- Collected data:
◆ ◆ ◆ ◆ ◆ ◆ ◆
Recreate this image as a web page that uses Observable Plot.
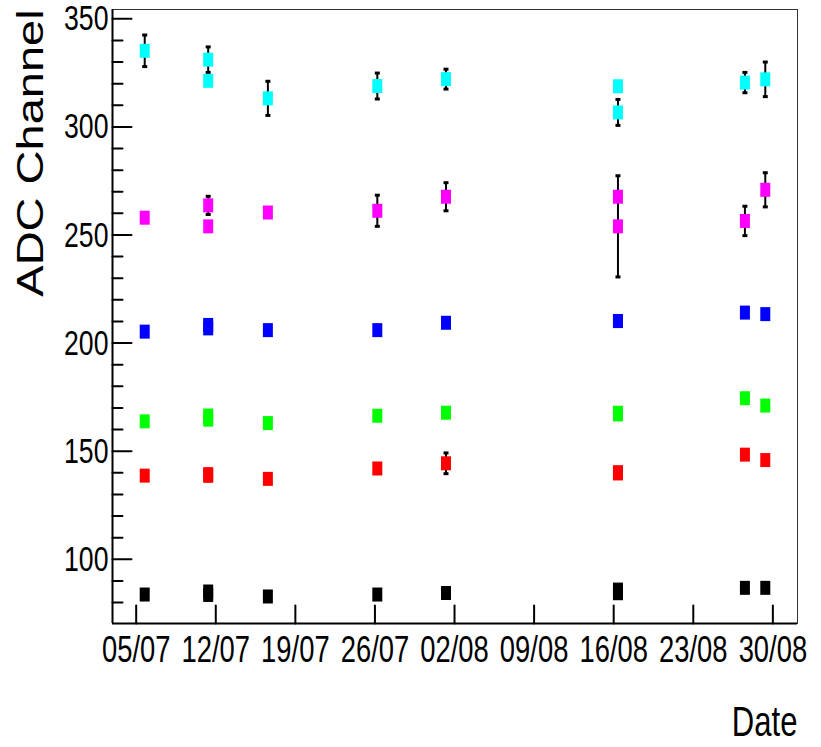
<!DOCTYPE html>
<html>
<head>
<meta charset="utf-8">
<script src="https://cdn.jsdelivr.net/npm/d3@7"></script>
<script src="https://cdn.jsdelivr.net/npm/@observablehq/plot@0.6"></script>
<style>
  html, body { margin: 0; padding: 0; background: #fff; }
  #chart svg { display: block; background: #fff; }
</style>
</head>
<body>
<div id="chart"></div>
<script>
// Measurement times (two readings were taken on 11/07 and on 16/08)
const dates = [
  "2010-07-05T18:00Z", "2010-07-11T08:00Z", "2010-07-11T08:00Z", "2010-07-16T14:00Z",
  "2010-07-26T05:00Z", "2010-08-01T06:00Z", "2010-08-16T09:00Z", "2010-08-16T09:00Z",
  "2010-08-27T13:00Z", "2010-08-29T08:00Z"
];

// One entry per channel, top to bottom
const seriesNames  = ["cyan", "magenta", "blue", "green", "red", "black"];
const seriesColors = ["#00ffff", "#ff00ff", "#0000ff", "#00ff00", "#ff0000", "#000000"];

// ADC peak positions and their uncertainties (0 = no error bar drawn)
const cyanValues    = [335.2, 331.1, 321.3, 313.2, 318.9, 322.1, 318.8, 306.7, 320.5, 322.0];
const cyanErrors    = [7.3, 5.9, 0, 7.9, 6.0, 4.6, 0, 6.0, 4.7, 8.0];
const magentaValues = [258.0, 263.7, 254.0, 260.4, 261.2, 267.7, 267.7, 254.0, 256.5, 270.9];
const magentaErrors = [0, 4.2, 0, 0, 7.2, 6.5, 0, 23.4, 6.8, 7.9];
const blueValues    = [205.3, 208.4, 206.8, 206.0, 206.0, 209.4, 210.2, 210.2, 214.1, 213.4];
const blueErrors    = [0, 0, 0, 0, 0, 0, 0, 0, 0, 0];
const greenValues   = [163.8, 166.5, 164.6, 163.0, 166.4, 167.8, 167.8, 167.0, 174.5, 171.1];
const greenErrors   = [0, 0, 0, 0, 0, 0, 0, 0, 0, 0];
const redValues     = [138.7, 139.4, 138.6, 137.2, 142.0, 144.4, 140.3, 139.7, 148.4, 145.9];
const redErrors     = [0, 0, 0, 0, 0, 4.8, 0, 0, 0, 0];
const blackValues   = [83.7, 85.1, 83.5, 82.8, 83.7, 84.4, 86.0, 84.3, 86.8, 86.8];
const blackErrors   = [0, 0, 0, 0, 0, 0, 0, 0, 0, 0];

// Axes
const xTickDates = ["2010-07-05", "2010-07-12", "2010-07-19", "2010-07-26", "2010-08-02",
                    "2010-08-09", "2010-08-16", "2010-08-23", "2010-08-30"];
const yMajorTicks = [100, 150, 200, 250, 300, 350];
const yMinorTicks = [80, 90, 110, 120, 130, 140, 160, 170, 180, 190, 210, 220, 230, 240,
                     260, 270, 280, 290, 310, 320, 330, 340];
const xDomain = ["2010-07-02T22:00Z", "2010-09-01T04:00Z"];
const yDomain = [70.3, 354.3];
const xLabel = "Date";
const yLabel = "ADC Channel";

const valueSets = [cyanValues, magentaValues, blueValues, greenValues, redValues, blackValues];
const errorSets = [cyanErrors, magentaErrors, blueErrors, greenErrors, redErrors, blackErrors];

const points = [];
seriesNames.forEach((name, s) => {
  valueSets[s].forEach((v, i) => {
    points.push({series: name, color: seriesColors[s], date: new Date(dates[i]), value: v, err: errorSets[s][i]});
  });
});
const withErr = points.filter(d => d.err > 0);
const xTicks = xTickDates.map(d => new Date(d + "T00:00Z"));

// Filled rectangular marker, slightly taller than wide
const boxMarker = {draw(ctx) { ctx.rect(-5, -7, 10, 14); }};
// Small end cap on error bars
const capMarker = {draw(ctx) { ctx.rect(-2.5, -1.5, 5, 3); }};
// Straight tick line for the inward-pointing axis ticks
const tickShape = {draw(ctx, l) { ctx.moveTo(0, 0); ctx.lineTo(0, -l); }};

const font = "'Liberation Sans', Arial, Helvetica, sans-serif";

const chart = Plot.plot({
  width: 821,
  height: 747,
  marginLeft: 112,
  marginRight: 24,
  marginTop: 9,
  marginBottom: 124,
  style: {fontFamily: font, color: "#000", background: "#fff"},
  x: {type: "utc", domain: xDomain.map(d => new Date(d))},
  y: {domain: yDomain},
  marks: [
    Plot.frame({stroke: "#333", strokeWidth: 1}),
    Plot.ruleX([new Date(xDomain[0])], {stroke: "#000", strokeWidth: 2}),
    Plot.ruleY([yDomain[0]], {stroke: "#000", strokeWidth: 2}),
    // inward ticks
    Plot.vector(yMajorTicks, {y: d => d, frameAnchor: "left", rotate: 90, length: 19, anchor: "start",
                              shape: tickShape, stroke: "#000", strokeWidth: 2}),
    Plot.vector(yMinorTicks, {y: d => d, frameAnchor: "left", rotate: 90, length: 10, anchor: "start",
                              shape: tickShape, stroke: "#000", strokeWidth: 2}),
    Plot.vector(xTicks, {x: d => d, frameAnchor: "bottom", rotate: 0, length: 18, anchor: "start",
                         shape: tickShape, stroke: "#000", strokeWidth: 2}),
    Plot.axisY(yMajorTicks, {tickSize: 0, tickPadding: 4, fontSize: 36, label: null, tickFormat: d => d}),
    Plot.axisX(xTicks, {tickSize: 0, tickPadding: 12, fontSize: 37, label: null, tickFormat: d3.utcFormat("%d/%m")}),
    // error bars
    Plot.ruleX(withErr, {x: "date", y1: d => d.value - d.err, y2: d => d.value + d.err, stroke: "#000", strokeWidth: 2}),
    Plot.dot(withErr, {x: "date", y: d => d.value - d.err, symbol: capMarker, fill: "#000", stroke: null}),
    Plot.dot(withErr, {x: "date", y: d => d.value + d.err, symbol: capMarker, fill: "#000", stroke: null}),
    // measurements
    Plot.dot(points, {x: "date", y: "value", symbol: boxMarker, fill: "color", stroke: null}),
    // axis titles
    Plot.text([xLabel], {frameAnchor: "bottom-right", dy: 112, textAnchor: "end", lineAnchor: "bottom", fontSize: 42, fill: "#000"}),
    Plot.text([yLabel], {frameAnchor: "top-left", dx: -70, dy: 143.5, rotate: -90, textAnchor: "middle", lineAnchor: "bottom", fontSize: 47, fill: "#000"})
  ]
});

// Narrow lettering: squeeze every label horizontally about its anchor
const squeeze = 0.74, squeezeTitle = 0.8;
d3.select(chart).selectAll("text").each(function () {
  const t = this.getAttribute("transform") || "";
  if (t.includes("rotate(-90)")) {
    this.setAttribute("transform", t.replace("rotate(-90)", `scale(${squeezeTitle},1) rotate(-90)`));
  } else {
    this.setAttribute("transform", `${t} scale(${squeeze},1)`);
  }
});

document.getElementById("chart").appendChild(chart);
</script>
</body>
</html>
◆ ◆ ◆ ◆ ◆ ◆ ◆
Do not copy the pictures, but repeat every line exactly.

Recreate this image as a web page that uses Observable Plot.
<!DOCTYPE html>
<html>
<head>
<meta charset="utf-8">
<script src="https://cdn.jsdelivr.net/npm/d3@7"></script>
<script src="https://cdn.jsdelivr.net/npm/@observablehq/plot@0.6"></script>
<style>
  html, body { margin: 0; padding: 0; background: #fff; }
  #chart svg { display: block; background: #fff; }
</style>
</head>
<body>
<div id="chart"></div>
<script>
// Measurement times (two readings were taken on 11/07 and on 16/08)
const dates = [
  "2010-07-05T18:00Z", "2010-07-11T08:00Z", "2010-07-11T08:00Z", "2010-07-16T14:00Z",
  "2010-07-26T05:00Z", "2010-08-01T06:00Z", "2010-08-16T09:00Z", "2010-08-16T09:00Z",
  "2010-08-27T13:00Z", "2010-08-29T08:00Z"
];

// One entry per channel, top to bottom
const seriesNames  = ["cyan", "magenta", "blue", "green", "red", "black"];
const seriesColors = ["#00ffff", "#ff00ff", "#0000ff", "#00ff00", "#ff0000", "#000000"];

// ADC peak positions and their uncertainties (0 = no error bar drawn)
const cyanValues    = [335.2, 331.1, 321.3, 313.2, 318.9, 322.1, 318.8, 306.7, 320.5, 322.0];
const cyanErrors    = [7.3, 5.9, 0, 7.9, 6.0, 4.6, 0, 6.0, 4.7, 8.0];
const magentaValues = [258.0, 263.7, 254.0, 260.4, 261.2, 267.7, 267.7, 254.0, 256.5, 270.9];
const magentaErrors = [0, 4.2, 0, 0, 7.2, 6.5, 0, 23.4, 6.8, 7.9];
const blueValues    = [205.3, 208.4, 206.8, 206.0, 206.0, 209.4, 210.2, 210.2, 214.1, 213.4];
const blueErrors    = [0, 0, 0, 0, 0, 0, 0, 0, 0, 0];
const greenValues   = [163.8, 166.5, 164.6, 163.0, 166.4, 167.8, 167.8, 167.0, 174.5, 171.1];
const greenErrors   = [0, 0, 0, 0, 0, 0, 0, 0, 0, 0];
const redValues     = [138.7, 139.4, 138.6, 137.2, 142.0, 144.4, 140.3, 139.7, 148.4, 145.9];
const redErrors     = [0, 0, 0, 0, 0, 4.8, 0, 0, 0, 0];
const blackValues   = [83.7, 85.1, 83.5, 82.8, 83.7, 84.4, 86.0, 84.3, 86.8, 86.8];
const blackErrors   = [0, 0, 0, 0, 0, 0, 0, 0, 0, 0];

// Axes
const xTickDates = ["2010-07-05", "2010-07-12", "2010-07-19", "2010-07-26", "2010-08-02",
                    "2010-08-09", "2010-08-16", "2010-08-23", "2010-08-30"];
const yMajorTicks = [100, 150, 200, 250, 300, 350];
const yMinorTicks = [80, 90, 110, 120, 130, 140, 160, 170, 180, 190, 210, 220, 230, 240,
                     260, 270, 280, 290, 310, 320, 330, 340];
const xDomain = ["2010-07-02T22:00Z", "2010-09-01T04:00Z"];
const yDomain = [70.3, 354.3];
const xLabel = "Date";
const yLabel = "ADC Channel";

const valueSets = [cyanValues, magentaValues, blueValues, greenValues, redValues, blackValues];
const errorSets = [cyanErrors, magentaErrors, blueErrors, greenErrors, redErrors, blackErrors];

const points = [];
seriesNames.forEach((name, s) => {
  valueSets[s].forEach((v, i) => {
    points.push({series: name, color: seriesColors[s], date: new Date(dates[i]), value: v, err: errorSets[s][i]});
  });
});
const withErr = points.filter(d => d.err > 0);
const xTicks = xTickDates.map(d => new Date(d + "T00:00Z"));

// Filled rectangular marker, slightly taller than wide
const boxMarker = {draw(ctx) { ctx.rect(-5, -7, 10, 14); }};
// Small end cap on error bars
const capMarker = {draw(ctx) { ctx.rect(-2.5, -1.5, 5, 3); }};
// Straight tick line for the inward-pointing axis ticks
const tickShape = {draw(ctx, l) { ctx.moveTo(0, 0); ctx.lineTo(0, -l); }};

const font = "'Liberation Sans', Arial, Helvetica, sans-serif";

const chart = Plot.plot({
  width: 821,
  height: 747,
  marginLeft: 112,
  marginRight: 24,
  marginTop: 9,
  marginBottom: 124,
  style: {fontFamily: font, color: "#000", background: "#fff"},
  x: {type: "utc", domain: xDomain.map(d => new Date(d))},
  y: {domain: yDomain},
  marks: [
    Plot.frame({stroke: "#333", strokeWidth: 1}),
    Plot.ruleX([new Date(xDomain[0])], {stroke: "#000", strokeWidth: 2}),
    Plot.ruleY([yDomain[0]], {stroke: "#000", strokeWidth: 2}),
    // inward ticks
    Plot.vector(yMajorTicks, {y: d => d, frameAnchor: "left", rotate: 90, length: 19, anchor: "start",
                              shape: tickShape, stroke: "#000", strokeWidth: 2}),
    Plot.vector(yMinorTicks, {y: d => d, frameAnchor: "left", rotate: 90, length: 10, anchor: "start",
                              shape: tickShape, stroke: "#000", strokeWidth: 2}),
    Plot.vector(xTicks, {x: d => d, frameAnchor: "bottom", rotate: 0, length: 18, anchor: "start",
                         shape: tickShape, stroke: "#000", strokeWidth: 2}),
    Plot.axisY(yMajorTicks, {tickSize: 0, tickPadding: 4, fontSize: 36, label: null, tickFormat: d => d}),
    Plot.axisX(xTicks, {tickSize: 0, tickPadding: 12, fontSize: 37, label: null, tickFormat: d3.utcFormat("%d/%m")}),
    // error bars
    Plot.ruleX(withErr, {x: "date", y1: d => d.value - d.err, y2: d => d.value + d.err, stroke: "#000", strokeWidth: 2}),
    Plot.dot(withErr, {x: "date", y: d => d.value - d.err, symbol: capMarker, fill: "#000", stroke: null}),
    Plot.dot(withErr, {x: "date", y: d => d.value + d.err, symbol: capMarker, fill: "#000", stroke: null}),
    // measurements
    Plot.dot(points, {x: "date", y: "value", symbol: boxMarker, fill: "color", stroke: null}),
    // axis titles
    Plot.text([xLabel], {frameAnchor: "bottom-right", dy: 112, textAnchor: "end", lineAnchor: "bottom", fontSize: 42, fill: "#000"}),
    Plot.text([yLabel], {frameAnchor: "top-left", dx: -70, dy: 143.5, rotate: -90, textAnchor: "middle", lineAnchor: "bottom", fontSize: 47, fill: "#000"})
  ]
});

// Narrow lettering: squeeze every label horizontally about its anchor
const squeeze = 0.74, squeezeTitle = 0.8;
d3.select(chart).selectAll("text").each(function () {
  const t = this.getAttribute("transform") || "";
  if (t.includes("rotate(-90)")) {
    this.setAttribute("transform", t.replace("rotate(-90)", `scale(${squeezeTitle},1) rotate(-90)`));
  } else {
    this.setAttribute("transform", `${t} scale(${squeeze},1)`);
  }
});

document.getElementById("chart").appendChild(chart);
</script>
</body>
</html>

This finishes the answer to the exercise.